1. Mathematical dependencies were developed, which make it possible to evaluate the transverse displacements of the working implements of a wide span tractor as a function of its design parameters, and the small angular deviations that unavoidably occur during operating conditions. In addition, a statistical methodology was developed for assessing the probability of damage to row plants and the suitable size of the safeguard zone to reduce this probability.

2. The magnitude of the inner and outer displacements of the working implements, as well as the absolute difference of the corresponding standard deviations, depends significantly on their longitudinal and transverse location relative to the center of the wide span tractor and is assessed by the magnitude of the angular deviations from the set trajectory of motion. For small values of these parameters, the magnitude of the transverse displacements of the working implements, and the absolute difference of their standard deviations, is negligible.

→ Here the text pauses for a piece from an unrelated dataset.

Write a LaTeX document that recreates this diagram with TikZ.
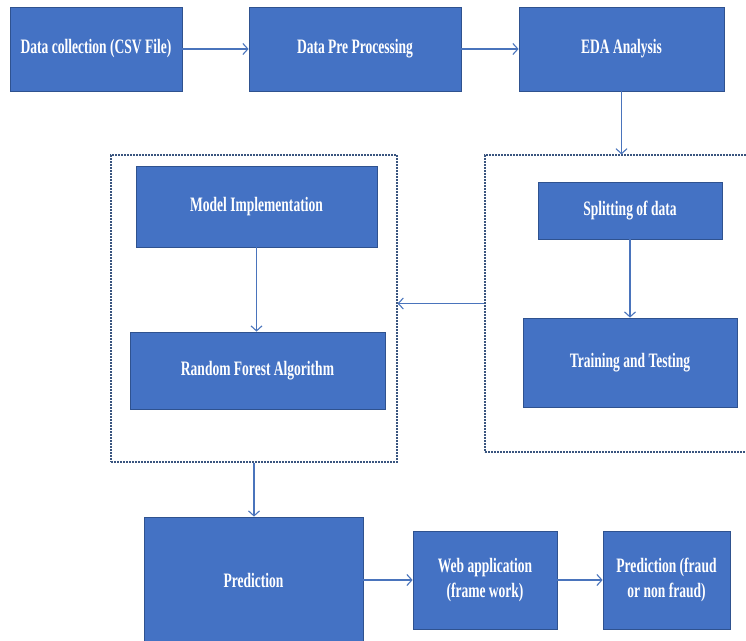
\documentclass[tikz,border=0pt]{standalone}
\usepackage{fontspec}
\setmainfont{Liberation Serif}[FakeStretch=0.66]
\usetikzlibrary{arrows.meta}
\definecolor{boxblue}{HTML}{4472C4}
\definecolor{boxedge}{HTML}{2F528F}
\definecolor{arrowclr}{HTML}{4A74BC}
\definecolor{frameclr}{HTML}{3A557F}
\begin{document}
\begin{tikzpicture}[x=1pt,y=-1pt,
  blk/.style={draw=boxedge, fill=boxblue, text=white, font=\bfseries\fontsize{20.5}{25}\selectfont, align=center, inner sep=2pt, line width=0.8pt},
  frm/.style={draw=frameclr, line width=1.1pt, dash pattern=on 2pt off 1pt, fill=none},
  arr/.style={draw=arrowclr, line width=1.1pt, -{Straight Barb[length=5pt,width=11pt]}}]
\useasboundingbox (0,0) rectangle (746,640);
\clip (0,0) rectangle (746,640);
% top row
\node[blk, minimum width=172pt, minimum height=84pt] (dc) at (96,49) {Data collection (CSV File)};
\node[blk, minimum width=212pt, minimum height=84pt] (dpp) at (355,49) {Data Pre Processing};
\node[blk, minimum width=205pt, minimum height=84pt] (eda) at (621.5,49) {EDA Analysis};
% frames
\node[frm, minimum width=286pt, minimum height=307pt] (lframe) at (254,308.5) {};
\node[frm, minimum width=270pt, minimum height=297pt] (rframe) at (620,303.5) {};
% right group
\node[blk, minimum width=184pt, minimum height=57pt] (split) at (630,210.5) {Splitting of data};
\node[blk, minimum width=214pt, minimum height=89pt] (train) at (630,362.5) {Training and Testing};
% left group
\node[blk, minimum width=241pt, minimum height=81pt] (mi) at (256.5,206.5) {Model Implementation};
\node[blk, minimum width=255pt, minimum height=77pt] (rf) at (257.5,370.5) {Random Forest Algorithm};
% bottom row
\node[blk, minimum width=219pt, minimum height=126pt] (pred) at (253.5,580) {Prediction};
\node[blk, minimum width=144pt, minimum height=98pt] (web) at (485,580) {Web application\\(frame work)};
\node[blk, minimum width=127pt, minimum height=98pt] (pf) at (666.5,580) {Prediction (fraud\\or non fraud)};
% connectors
\draw[arr] (dc) -- (dpp);
\draw[arr] (dpp) -- (eda);
\draw[arr] (eda.south) -- (eda.south |- rframe.north);
\draw[arr] (split) -- (train);
\draw[arr] (rframe.west) -- (rframe.west -| lframe.east);
\draw[arr] (mi.south) -- (mi.south |- rf.north);
\draw[arr] (lframe.south) -- (lframe.south |- pred.north);
\draw[arr] (pred.east) -- (pred.east -| web.west);
\draw[arr] (web) -- (pf);
\end{tikzpicture}
\end{document}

3. When placing cultivators as working implements for wide span tractor, the difference of their displacements should be taken into account. For working implements located outside the geometrical axis of the tractor, the size of the outer safeguard zone should be greater than the inner one. The probability of damage to row plants by the working implements can be reduced by automated control of wide span tractor movement in order to reduce all its angular deviations from the set trajectory of movement.